The effectiveness of Dr. Octopus's duality is a testament to the talent of Alfred Molina. He'd be the highlight of the cast if it weren't for Tobey Maguire, who returns as the titular web-slinger. He once again carries the movie, displaying the strength and inner struggle that Peter Parker needed. Meanwhile, James Franco turned his James Dean Brood Machine™ up to eleven and gave us another watchable performance. And unfortunately, I wasn't as thrilled by Kirsten Dunst as I was in the previous movie. While she certainly isn't bad, I just wasn't impressed. However, I will give her credit: she and Maguire have great chemistry, and if the Peter/M.J. love story gets an even bigger piece of the pie in Spider-Man 3, I'm ready for it. And a great big thumbs-up to J.K. Simmons as J. Jonah Jameson, who unashamedly stole every scene he was in.
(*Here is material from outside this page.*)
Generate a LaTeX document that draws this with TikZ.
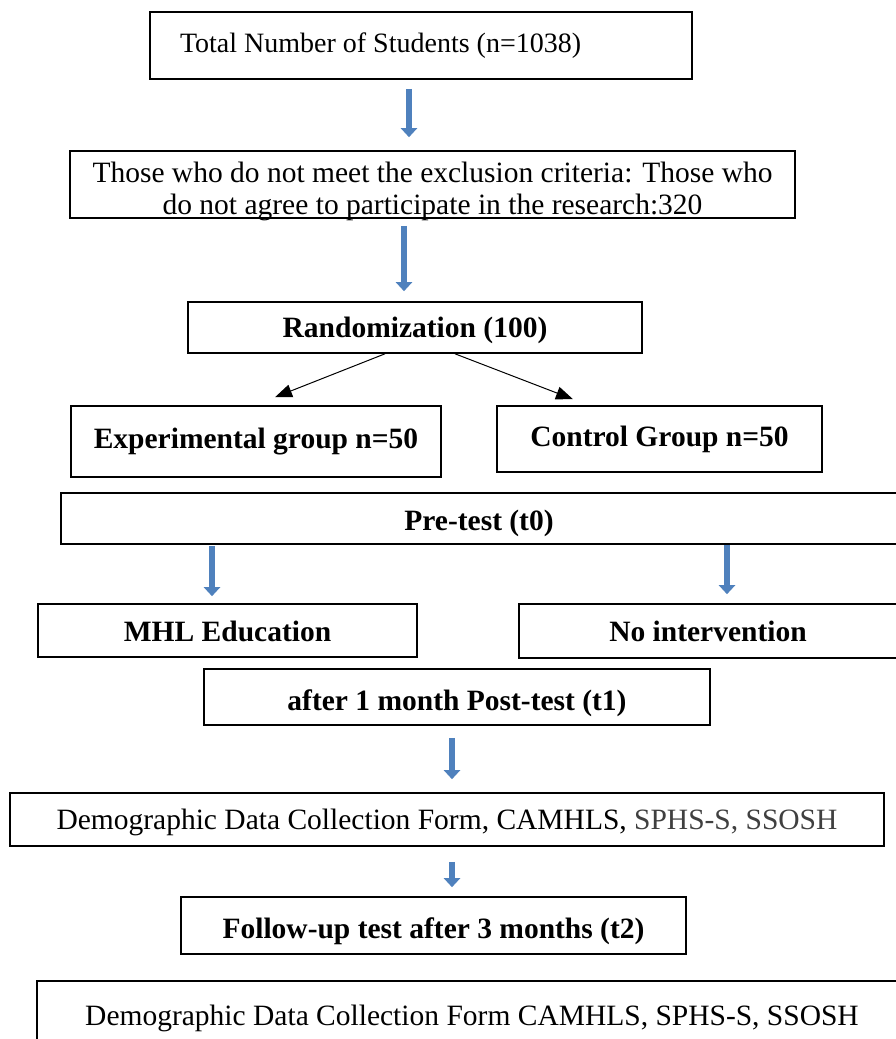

A few people have dismissed Spider-Man 2 as overrated claptrap, but I absolutely love it. I'm not even that big of a Spidey fan, but there's no denying that Spider-Man 2 is nothing shy of unbelievable. With better CGI, more exciting action scenes, and fun humor, the movie can easily look past the love story being accentuated to almost annoying proportions and a lack of main emphasis on Dr. Octopus. Complaints aside, I found Spider-Man 2 to be much more satisfying than its predecessor, and quite a satisfying movie in general. I'll give the movie four and a half stars, and I think it fits fine there.